Bandung, KPonline – Pengadilan Hubungan Industrial (PHI) pada Pengadilan Negeri Bandung memutuskan bahwa pemutusan hubungan kerja (PHK) terhadap dua buruh PT Yamaha Music Manufacturing Asia (YMMA) dinyatakan batal demi hukum. Putusan ini tercatat dalam perkara Nomor 103/Pdt.Sus-PHI/2025/PN Bdg yang dibacakan pada Rabu, 3 September 2025.
Majelis hakim yang dipimpin A. A. Gede Susila Putra, S.H., M.Hum. dengan hakim anggota Sugeng Prayitno, S.H., M.H. dan Dr. Suratno, S.Sos., S.H., M.H. menyatakan bahwa:
* PHK terhadap Slamet Bambang Waluyo dan Wiwin Zaini Miftah tidak sah dan batal demi hukum.

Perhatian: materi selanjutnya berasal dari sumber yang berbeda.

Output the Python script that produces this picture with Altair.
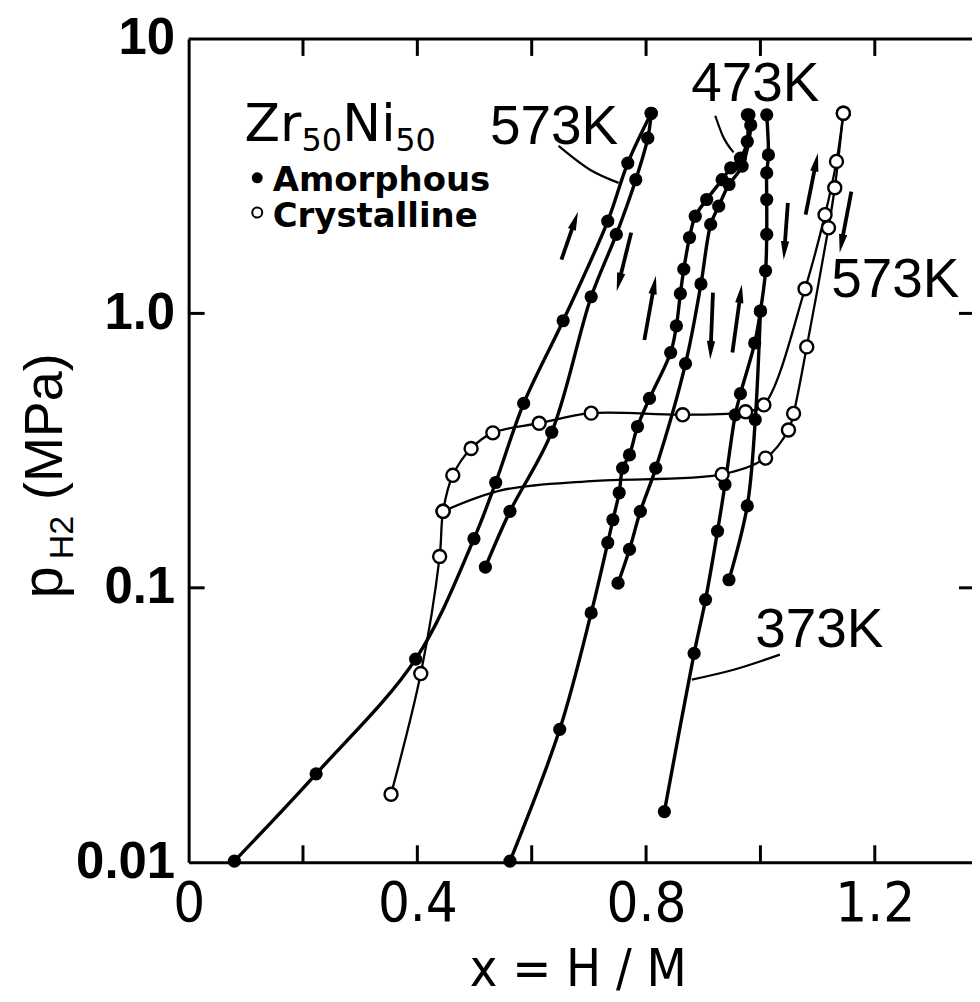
import math
import altair as alt
import pandas as pd

# ---------------- data ----------------
# Amorphous Zr50Ni50, 573 K
a573_abs_x = [0.080, 0.223, 0.397, 0.499, 0.537, 0.586, 0.655, 0.733, 0.768, 0.809]
a573_abs_p = [0.0101, 0.021, 0.055, 0.151, 0.242, 0.47, 0.94, 2.17, 3.53, 5.36]
a573_des_x = [0.809, 0.803, 0.782, 0.748, 0.704, 0.635, 0.562, 0.519]
a573_des_p = [5.36, 4.35, 3.07, 1.94, 1.15, 0.369, 0.19, 0.119]

# Amorphous, 473 K
a473_abs_x = [0.562, 0.649, 0.704, 0.733, 0.742, 0.753, 0.759, 0.771, 0.785, 0.806, 0.843,
              0.853, 0.860, 0.866, 0.876, 0.886, 0.906, 0.933, 0.948, 0.965, 0.977, 0.977]
a473_abs_p = [0.0101, 0.0305, 0.081, 0.146, 0.177, 0.222, 0.273, 0.305, 0.387, 0.49, 0.72,
              0.90, 1.18, 1.45, 1.89, 2.26, 2.60, 3.07, 3.39, 3.68, 4.23, 5.29]
a473_des_x = [0.980, 0.983, 0.968, 0.945, 0.927, 0.913, 0.896, 0.869, 0.817, 0.790, 0.771, 0.751]
a473_des_p = [5.29, 4.86, 3.44, 2.95, 2.46, 2.11, 1.28, 0.656, 0.273, 0.19, 0.138, 0.104]

# Amorphous, 373 K
a373_abs_x = [0.832, 0.884, 0.904, 0.925, 0.938, 0.956, 0.965, 0.990, 1.000, 1.009, 1.011,
              1.011, 1.011, 1.014, 1.011]
a373_abs_p = [0.0153, 0.0577, 0.0906, 0.161, 0.238, 0.427, 0.51, 0.78, 1.02, 1.43, 1.94,
              2.60, 3.25, 3.78, 5.29]
a373_des_x = [1.000, 0.991, 0.977, 0.945]
a373_des_p = [1.02, 0.41, 0.199, 0.107]

# Crystalline, 573 K
c573_abs_x = [0.354, 0.406, 0.439, 0.445, 0.462, 0.494, 0.532, 0.613, 0.704, 0.864, 0.974,
              1.006, 1.078, 1.113, 1.133, 1.145]
c573_abs_p = [0.0177, 0.0487, 0.13, 0.19, 0.257, 0.322, 0.367, 0.398, 0.433, 0.427, 0.438,
              0.464, 1.23, 2.29, 3.58, 5.36]
c573_des_x = [1.145, 1.130, 1.119, 1.081, 1.058, 1.049, 1.009, 0.933, 0.704, 0.548, 0.445]
c573_des_p = [5.36, 2.87, 2.05, 0.755, 0.432, 0.376, 0.297, 0.259, 0.245, 0.227, 0.19]
c573_des_m = [1, 1, 1, 1, 1, 1, 1, 1, 0, 0, 1]   # 1 = drawn symbol, 0 = path only

# Arrows (tail -> head)
arrow_x1 = [0.652, 0.774, 0.797, 0.917, 0.951, 1.048, 1.079, 1.159]
arrow_p1 = [1.57, 1.97, 0.80, 1.19, 0.72, 2.53, 2.29, 2.78]
arrow_x2 = [0.675, 0.753, 0.814, 0.913, 0.965, 1.042, 1.097, 1.142]
arrow_p2 = [2.16, 1.31, 1.26, 0.74, 1.17, 1.71, 3.53, 1.81]

# Temperature labels and their leader lines
temp_text = ["573K", "473K", "573K", "373K"]
temp_x = [0.639, 0.991, 1.236, 1.103]
temp_p = [4.15, 5.95, 1.143, 0.061]
lead_id = [0, 0, 0, 1, 1, 1, 2, 2, 2]
lead_x = [0.647, 0.705, 0.752, 0.921, 0.934, 0.953, 1.034, 0.953, 0.880]
lead_p = [4.08, 3.31, 2.99, 5.25, 4.44, 3.86, 0.0571, 0.0503, 0.0463]

# Alloy name pieces (Zr50Ni50)
zr_text = ["Zr", "50", "Ni", "50"]
zr_x = [0.0977, 0.1972, 0.2688, 0.3613]
zr_p = [4.26, 3.92, 4.26, 3.92]
zr_fs = [52, 32, 52, 32]

# Legend
leg_text = ["Amorphous", "Crystalline"]
leg_sym_x = [0.120, 0.120]
leg_sym_p = [3.12, 2.33]
leg_txt_x = [0.147, 0.147]
leg_txt_p = [2.80, 2.07]

# Y title pieces  p_H2 (MPa)
yt_text = ["p", "H2", "(MPa)"]
yt_x = [-0.2216, -0.2025, -0.2216]
yt_p = [0.0915, 0.127, 0.209]
yt_fs = [58, 34, 54]

x_ticks = [0.2, 0.4, 0.6, 0.8, 1.0, 1.2]
x_labels = [0, 0.4, 0.8, 1.2]
y_labels = [0.01, 0.1, 1, 10]
y_inner_ticks = [0.1, 1]

# ---------------- layout ----------------
W, H = 785, 825
XMAX = 1.37
PXU = W / XMAX
DEC = H / 3.0
NARROW = "Liberation Sans Narrow, Arial Narrow, DejaVu Sans Condensed, sans-serif"
SANS = "Liberation Sans, Arial, Helvetica, sans-serif"

rows = []
def add(name, kind, xs, ps, ms=None):
    for i, (xv, pv) in enumerate(zip(xs, ps)):
        rows.append(dict(series=name, kind=kind, order=i, x=xv, p=pv,
                         m=1 if ms is None else ms[i]))

add("a573a", "amo", a573_abs_x, a573_abs_p)
add("a573d", "amo", a573_des_x, a573_des_p)
add("a473a", "amo", a473_abs_x, a473_abs_p)
add("a473d", "amo", a473_des_x, a473_des_p)
add("a373a", "amo", a373_abs_x, a373_abs_p)
add("a373d", "amo", a373_des_x, a373_des_p)
add("c573a", "cry", c573_abs_x, c573_abs_p)
add("c573d", "cry", c573_des_x, c573_des_p, c573_des_m)
df = pd.DataFrame(rows)

xs = alt.Scale(domain=[0, XMAX], nice=False, zero=False)
ys = alt.Scale(type="log", domain=[0.01, 10], nice=False)

x_axis = alt.Axis(values=x_labels, format=".1~f", labelFont=NARROW, labelFontSize=56,
                  labelColor="black", labelPadding=14, labelFlush=False, labelOverlap=False,
                  tickSize=0, domainColor="black", domainWidth=3, grid=False,
                  title="x = H / M", titleFont=NARROW, titleFontSize=52,
                  titleFontWeight="normal", titleColor="black", titleX=390, titleY=124,
                  titleAlign="center", titleBaseline="alphabetic", titleAngle=0)
y_axis = alt.Axis(values=y_labels,
                  labelExpr="datum.value >= 9 ? '10' : datum.value >= 0.9 ? '1.0' : datum.value >= 0.09 ? '0.1' : '0.01'",
                  labelFont=SANS, labelFontWeight="bold", labelFontSize=51,
                  labelColor="black", labelPadding=14, labelFlush=False, labelOverlap=False,
                  tickSize=0, domainColor="black", domainWidth=3, grid=False, title=None)

# same axis definition in every layer so that the merged axes survive
X = alt.X("x:Q", scale=xs, axis=x_axis)
Y = alt.Y("p:Q", scale=ys, axis=y_axis)

lines = alt.Chart(df).mark_line(interpolate="catmull-rom", color="black").encode(
    x=X, y=Y, detail="series:N", order="order:Q",
    strokeWidth=alt.StrokeWidth("kind:N", scale=alt.Scale(domain=["amo", "cry"], range=[3.4, 2.3]),
                                legend=None))

filled = alt.Chart(df[(df.kind == "amo") & (df.m == 1)]).mark_circle(
    size=175, color="black", opacity=1).encode(x=X, y=Y)
opened = alt.Chart(df[(df.kind == "cry") & (df.m == 1)]).mark_point(
    shape="circle", size=170, filled=True, fill="white", stroke="black", strokeWidth=2.4,
    opacity=1).encode(x=X, y=Y)

# arrows
arr = pd.DataFrame(dict(x=arrow_x1, p=arrow_p1, x2=arrow_x2, p2=arrow_p2))
ang = []
for a, b, c, d in zip(arrow_x1, arrow_p1, arrow_x2, arrow_p2):
    dx = (c - a) * PXU
    dy = -(math.log10(d) - math.log10(b)) * DEC
    ang.append(math.degrees(math.atan2(dx, -dy)) % 360)
arr["ang"] = ang
shafts = alt.Chart(arr).mark_rule(color="black", strokeWidth=3.8).encode(
    x=X, y=Y, x2="x2:Q", y2="p2:Q")
heads_df = pd.DataFrame(dict(x=arrow_x2, p=arrow_p2, ang=ang))
heads = alt.Chart(heads_df).mark_point(
    shape="M0,-1L0.4,0.8L-0.4,0.8Z", size=430, filled=True, color="black", opacity=1,
    strokeWidth=0).encode(x=X, y=Y, angle=alt.Angle("ang:Q", scale=None))

# leader lines
lead = pd.DataFrame(dict(id=lead_id, x=lead_x, p=lead_p))
lead["o"] = range(len(lead))
leaders = alt.Chart(lead).mark_line(interpolate="monotone", color="black", strokeWidth=2.2).encode(
    x=X, y=Y, detail="id:N", order="o:Q")

temps = alt.Chart(pd.DataFrame(dict(t=temp_text, x=temp_x, p=temp_p))).mark_text(
    font=SANS, fontSize=55, align="center", baseline="alphabetic", color="black").encode(
    x=X, y=Y, text="t:N")

zr = alt.Chart(pd.DataFrame(dict(t=zr_text, x=zr_x, p=zr_p, fs=zr_fs))).mark_text(
    font="DejaVu Sans", align="left", baseline="alphabetic", color="black").encode(
    x=X, y=Y, text="t:N", size=alt.Size("fs:Q", scale=None))

leg_f = alt.Chart(pd.DataFrame(dict(x=leg_sym_x[:1], p=leg_sym_p[:1]))).mark_circle(
    size=120, color="black", opacity=1).encode(x=X, y=Y)
leg_o = alt.Chart(pd.DataFrame(dict(x=leg_sym_x[1:], p=leg_sym_p[1:]))).mark_point(
    shape="circle", size=100, filled=True, fill="white", stroke="black", strokeWidth=2,
    opacity=1).encode(x=X, y=Y)
leg_t = alt.Chart(pd.DataFrame(dict(t=leg_text, x=leg_txt_x, p=leg_txt_p))).mark_text(
    font="DejaVu Sans", fontWeight="bold", fontSize=34, align="left", baseline="alphabetic",
    color="black").encode(x=X, y=Y, text="t:N")

ytitle = alt.Chart(pd.DataFrame(dict(t=yt_text, x=yt_x, p=yt_p, fs=yt_fs))).mark_text(
    font=SANS, align="left", baseline="alphabetic", angle=270, color="black").encode(
    x=X, y=Y, text="t:N", size=alt.Size("fs:Q", scale=None))

# inward frame ticks and top border
xt = pd.DataFrame(dict(x=x_ticks))
bt = alt.Chart(xt).mark_rule(color="black", strokeWidth=3).encode(
    x=X, y=alt.value(H), y2=alt.value(H - 17))
tt = alt.Chart(xt).mark_rule(color="black", strokeWidth=3).encode(
    x=X, y=alt.value(0), y2=alt.value(17))
yt = pd.DataFrame(dict(p=y_inner_ticks))
lt = alt.Chart(yt).mark_rule(color="black", strokeWidth=3).encode(
    y=Y, x=alt.value(0), x2=alt.value(16))
rt = alt.Chart(yt).mark_rule(color="black", strokeWidth=3).encode(
    y=Y, x=alt.value(W - 13), x2=alt.value(W))
top = alt.Chart(pd.DataFrame(dict(a=[0]))).mark_rule(color="black", strokeWidth=3).encode(
    x=alt.value(0), x2=alt.value(W), y=alt.value(0))

chart = alt.layer(
    lines, leaders, shafts, heads, filled, opened, temps, zr, leg_f, leg_o, leg_t, ytitle,
    bt, tt, lt, rt, top
).properties(
    width=W, height=H,
    padding={"left": 181, "top": 30, "right": 0, "bottom": 136},
    autosize=alt.AutoSizeParams(type="none"),
    background="white",
).configure_view(stroke=None)

chart.save("out.html", embed_options={"renderer": "svg", "actions": False})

* Hubungan kerja keduanya belum pernah terputus.
* PT YMMA diwajibkan mempekerjakan kembali kedua buruh pada posisi semula paling lambat 14 hari setelah putusan berkekuatan hukum tetap (inkracht).
* PT YMMA diwajibkan membayarkan upah yang belum dibayar sejak Maret 2025 sampai September 2025 dengan total Rp170.545.508.
* Jika lalai melaksanakan, perusahaan dikenakan uang paksa (dwangsom) sebesar Rp1.160.172 per hari.
* Hakim juga membebankan biaya perkara sebesar Rp11.000 kepada PT YMMA.
Putusan tersebut menegaskan bahwa langkah PHK yang dilakukan perusahaan bertentangan dengan ketentuan peraturan perundang-undangan yang berlaku, sehingga tidak memiliki kekuatan hukum mengikat.
Menanggapi putusan tersebut, Eva Yani, Wakil Ketua Bidang 6 Pemberdayaan Perempuan PUK SPEE YMMA, meminta manajemen segera menghentikan perselisihan.
“Tidak ada aksi jika tidak ada PHK semena-mena. Kepada yang terhormat Bapak Tatsuya Nagata dan segenap manajemen PT YMMA, sudahi semua ini, patuhi dan jalankan hasil PHI. Saatnya Bapak mendengarkan karyawan yang setiap hari memberikan tenaga dan pikirannya untuk Yamaha. Kami tidak bekerja untuk membayar lawyer, kami ingin bekerja nyaman dan terlindungi dari aturan dan kebijakan yang adil,” kata Eva
Sementara itu, Kukuh Adi Purwanto, Wakil Ketua Bidang Advokasi PUK SPEE YMMA, menegaskan perlunya manajemen mematuhi putusan hukum.
“Jalankan putusan PHI demi hubungan industrial yang harmonis,” ujarnya.
Sedangkan Dedi Riyanto dari Departemen Pekerja Muda FSPMI menilai kemenangan ini sekaligus membuktikan pentingnya kekuatan serikat dalam memperjuangkan hak buruh.
“PHI sering dianggap kuburan keadilan bagi buruh karena segudang masalah di persidangan tidak diimbangi dengan kemampuan buruh untuk beracara. Idealitas kerap dikalahkan oleh realitas. Namun putusan PHI Bandung yang dimenangkan buruh ini menunjukkan bahwa berserikat sangat penting bagi pekerja. Minimnya kesadaran kelas sering membuat buruh menjadi objek, terlebih saat berhadapan dengan hukum, posisinya sangat rentan dan lemah. Bahkan aksi solidaritas berbulan-bulan dari eksternal sekalipun tidak cukup menggoyang perusahaan, tapi proses hukum yang dikawal serikat bisa membawa hasil nyata,” tegas Dedi.
Hingga berita ini diturunkan, pihak manajemen PT YMMA menyatakan akan mengajukan upaya hukum banding ke Mahkamah Agung (MA) atas putusan tersebut. Langkah ini berlawanan dengan kewajiban perusahaan untuk melaksanakan putusan PHI terlebih dahulu sebelum adanya putusan baru di tingkat peradilan yang lebih tinggi.